It was my first business travel in my new job. I was fresh out of grad school, coming off a long holiday weekend and an early flight to a day-long meeting in DC. The conference room was full of our customers, our competitors, and my manager. It was my turn to present my latest analysis.
And the slides were wrong.
I don’t mean that there were a couple numbers off. I mean that the slides were completely wrong. Somehow my colleague had sent a set of old slides that predated my current analysis. Everything in them was incorrect. And because of company restrictions, I couldn’t carry back-up slides with me.
So there I was, standing at the front of a room full of expectant faces, with absolutely no visuals. I hadn’t seen my proper slides in four days, thanks to the holiday. I had nothing to go on but my memory.
My manager sat in the back, his face hidden in his hands.
My stomach was doing flips, but I forced a smile and introduced myself. I apologized for the mix-up with the slides, explained the problem my analysis tackled, gave an overview of my current results, and promised to send an updated slide deck once we were back in the office. I even fielded a few questions.
Once finished, I headed back to my seat, and my manager leaned over. “That went surprisingly well, considering,” he whispered.
It’s true. I’d faced an absolute nightmare scenario of a presentation and gotten out okay. How?
Because I knew my story. My slides were designed to tell a specific story about my project. They laid out the motivation, method, and results in a clear, concise way. And I was familiar enough with the message behind the slides that I didn’t need those visuals to tell someone the most important things they needed to know.
I knew my message and I had the story’s beats. Even without seeing my slides in days, I had everything I truly needed.
Having faced that moment of terror successfully, I’ve never feared a presentation since. I’ve had my share of bumps, of course, but I come in with the tools I need to weather them. Here are a few of my recommendations:
- Come early and test your technology immediately. No matter what you’ve been told to expect (“Yes, the computer has an HDMI input”), be ready to troubleshoot. Bring the dongles for your laptop. Bring a USB drive with a copy of your slides. Make sure you’ve got a copy of your slides in the cloud. With all three of those options in your pocket, it’s extremely unlikely that you’ll be left without slides you can access.

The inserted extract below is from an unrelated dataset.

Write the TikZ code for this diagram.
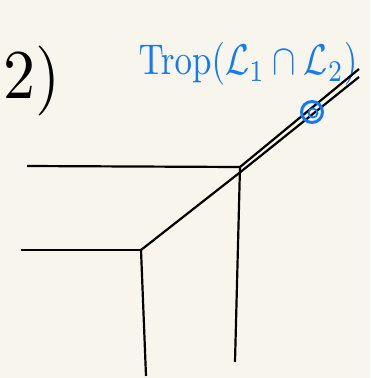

- Know your story and your message. I like to think of my message as the single-tweet version of my presentation. What are the 1-2 sentences I want my audience to walk away with? Once you know your message, you can pick the key story beats necessary to explain and support that message. Your presentation can have all kinds of flash and data on top of that skeleton, but that basic structure is all you truly need.
- Don’t rely on presenter mode. It’s so very tempting to use the notes window in presenter mode to give yourself a script to follow. And you get to see what slide is next! Presenter mode is a fantastic tool, but you can’t always use it. Sometimes the tech set-up can only show you what’s directly on the screen. Be prepared to tell your story without those notes.
- Be ready to improv. Did your laser pointer’s battery run out? Maybe the room is so bright that your slide’s colors aren’t visible? Make sure you can describe where your viewers should look on your graph. And if they can’t see the data for themselves, be ready to tell them what it says. Nothing ever goes perfectly in a presentation. But if you know your material and you’re willing to roll with it, you can still give a great talk.
- Apologize but don’t dwell on it. When things go wrong, acknowledge it. You can even make a joke — that helped when wind disrupted a wedding ceremony I was conducting for a friend. But don’t apologize over and over. Don’t bring up the issue — whether it was or wasn’t in your control — more than once. Acknowledge, apologize, move on. Make sure your audience walks away with your message — not the message that your talk went wrong.
With some preparation and a little luck, you’ll never experience the presentation nightmare scenario that I did. Everyone runs into bumps now and again, but if you come armed with your message and story, a little humor, and some back-up tech, you can weather any presentation’s storm.
So what’s your nightmare scenario for a presentation, and what do you do to avoid it?